There are several changes in the security procedures for entry to the United States. While the security check at the Bacolod-Silay airport is the usual, the processing at the Ninoy Aquino International Airport in Manila has adopted more checking stops.
We took a direct flight from Bacolod to New York via Philippine Airlines with the thought that our checked in luggage in the Silay Airport will be retrieved only in the John F. Kennedy Airport. This had been my experience in past travels where I took PAL.
This time, however, while our luggage was checked in through, they had to be reclaimed again in Manila. We had to bring the luggage to the PSA right at the baggage area. Although the baggage had already passed through two ex-ray machines in Silay, the PSA (whatever that means) required the opening of the baggage. Then they passed over their contents before sealing them. They took over control and for us to just retrieve them in JFK International.
We got into the NAIA Terminal 1 through an ex-ray machine and then another ex-ray machine at the immigration. The personnel there are stricter – checking everything and taking out bottles of water, or anything liquid.
In the past those security checks would have sufficed and we proceeded to wait for our aircraft at the designated gates. This time, we were required to undergo another security check, more rigid than the previous two. We had to remove our shoes, belts, wallets, coins, keys, water that people bought from the coffee and food shops and even perfumes from the gift stores. That discourages people from patronizing the many high end shops.
After the strict inspections, we had to present our gate passes and passports once again in another desk for the personnel to check our names in the passengers list. And then we were allowed to get in.

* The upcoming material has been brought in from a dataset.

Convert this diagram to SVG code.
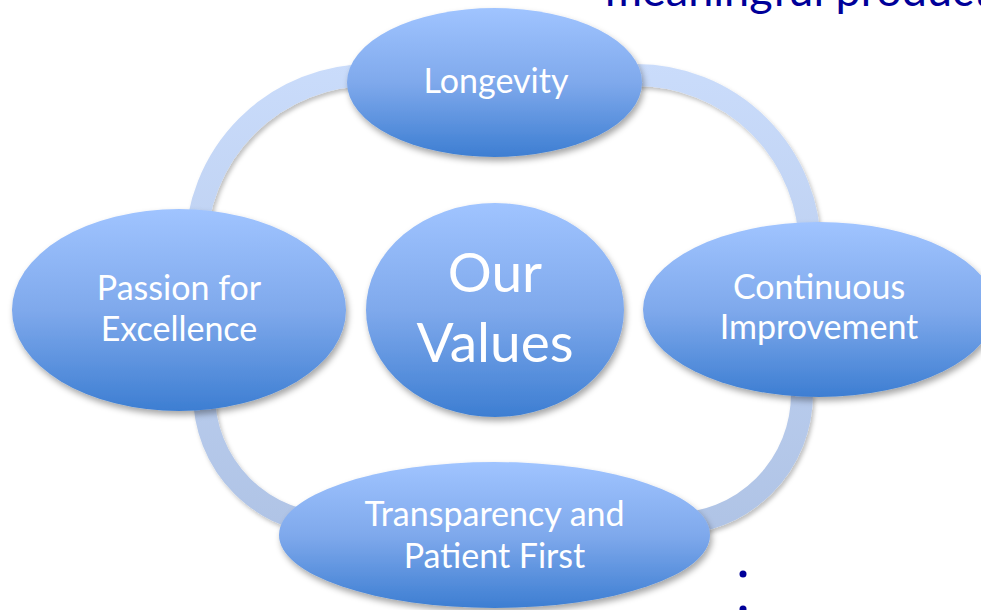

Once we were inside the enclosed pre-departure gate area and intend to visit the rest room or get a cup of dispensed water outside the cordon, we are no longer free to get out and come back as we used to. This time we must ask permission and then go through the same process as if we had not been checked before.
Even the free water dispenser must have been seen as a security risk because instead of plastic or Styrofoam cups, they are using a folded bond paper made like a cup that we played around when we were kids. Or maybe they are just cutting on expenses.
At the JFK International where we arrived at almost midnight after a direct flight from Manila for 15 hours, we were delayed because the airport was congested. We had to wait for about 20 minutes for our plane to get a gate.
The processing of passengers has changed a lot. The last time we went to the US was in late 2012 so we were strangers to these new ways. The immigration and customs declaration forms that we used to fill up just before landing were no more.
Everything is digital. Passengers enter their passport on the page with the US visa through a slot and fingerprints and photos are automatically taken. These seem to be for immigration – no more immigration officers browsing over the passports and asking questions. The process was fast.
Then the same machine asks a series of questions that are related to customs, like the amount of dollars the passengers was carrying, whether the passenger carried fruits, seeds, etc., the same questions asked by the customs officers but no customs personnel. The passenger answers the questions by just touching “yes” or “no” on screen. If the machine was satisfied, it tells the passenger to wait for a receipt, then he could get his luggage and exit.